Aside being the springboard for public intellectuals, universities have historically the platform of progressive youth movements in touch with the broader realities and the needs of their time.

Influential African thought leaders such as Steve Biko were student activists who altered history unforgettably from the campus. Unfortunately, an upsurge of exam-oriented methods is facilitating detachment of youths from the world outside the campus, not to speak of the public sphere.

Students look to the mythic feats of the previous generations of thought-leaders in distant awe yet these were mostly achieved by people who were their age at the time.
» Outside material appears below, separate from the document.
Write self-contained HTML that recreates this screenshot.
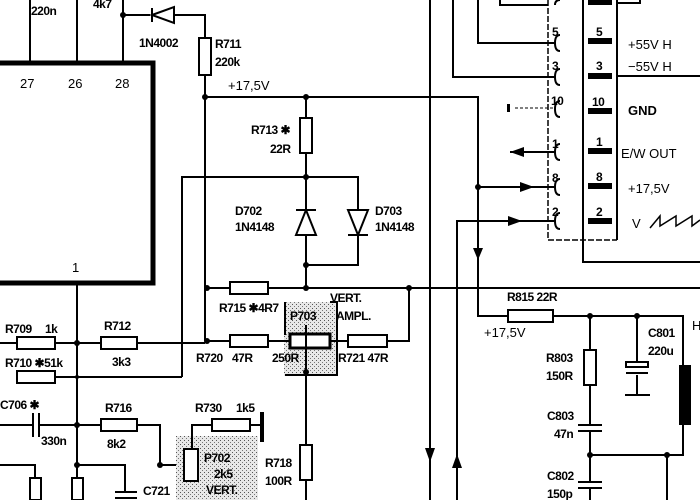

Student politics, which has featured in history textbooks as a platform for great ideas, has downgraded into a negligible subset of mainstream politics.

Where Frantz Fanon urged each generation to spring out of relative obscurity and pursue its special mandate, the current one still hangs on the partisan coattails of previous generations.

Contemporary students seldom speak of their own accord although they are the one demographic which can be trusted to be primarily interested in the future.

As previously noted in these columns, party politics was a dot within the circle of the youth movement in the yesteryear but the youth movement is now the dot in the bigger circle of party politics.

Universities must contribute to the fight against unemployment by re-routing from mills of qualifications to get jobs to centres for capacitation to grow jobs. Route orientation means students' primary instinct upon graduation will be seeking instead of creating jobs, making higher education work in regress.

We have received a good deal of flak for tasking universities with economic performance from readers who felt that we were deferring a government role to academic institutions.

However, trends in emerging economies show that universities are at the centre of some innovations driving the countries. Zimbabwean universities are dormant new economies with the potential of sparking off innovations and creating new jobs.

The 10 000 students graduating from Zimbabwe's 13 universities every year may not be absorbed by the already haemorrhaging job market but can be equipped to implement novel ideas which will inject a fresh impetus into the economy.

Government and the private sector must partner with universities to fund the best ideas to get the youths up and hustling in the interest of their development and the growth of the economy. In 2013, Government introduced the Graduate Entrepreneurial and Employment Promotion Programme (GEEPP) to promote entrepreneurship among university graduates.

The Ministry of Information and Communication Technology, Postal, Telecommunications and Courier Services recently introduced an innovators' fund to finance novel ideas in the field of ICTs.

Funding and training arrangements for other sectors by various ministries and corporate will create enabling conditions for the young and energetic to fill the gaps in the formal sector. As veteran writer Ngugi WaThiongo says, the centre must be moved and space created for a hundred flowers to bloom. South Korea, Japan and U.S have grown immensely by maintaining an enabling setting for start-ups, something long overdue in Zimbabwe.

The future of Zimbabwe is youth-based hence the need for more visible and effective correspondence between universities and national needs.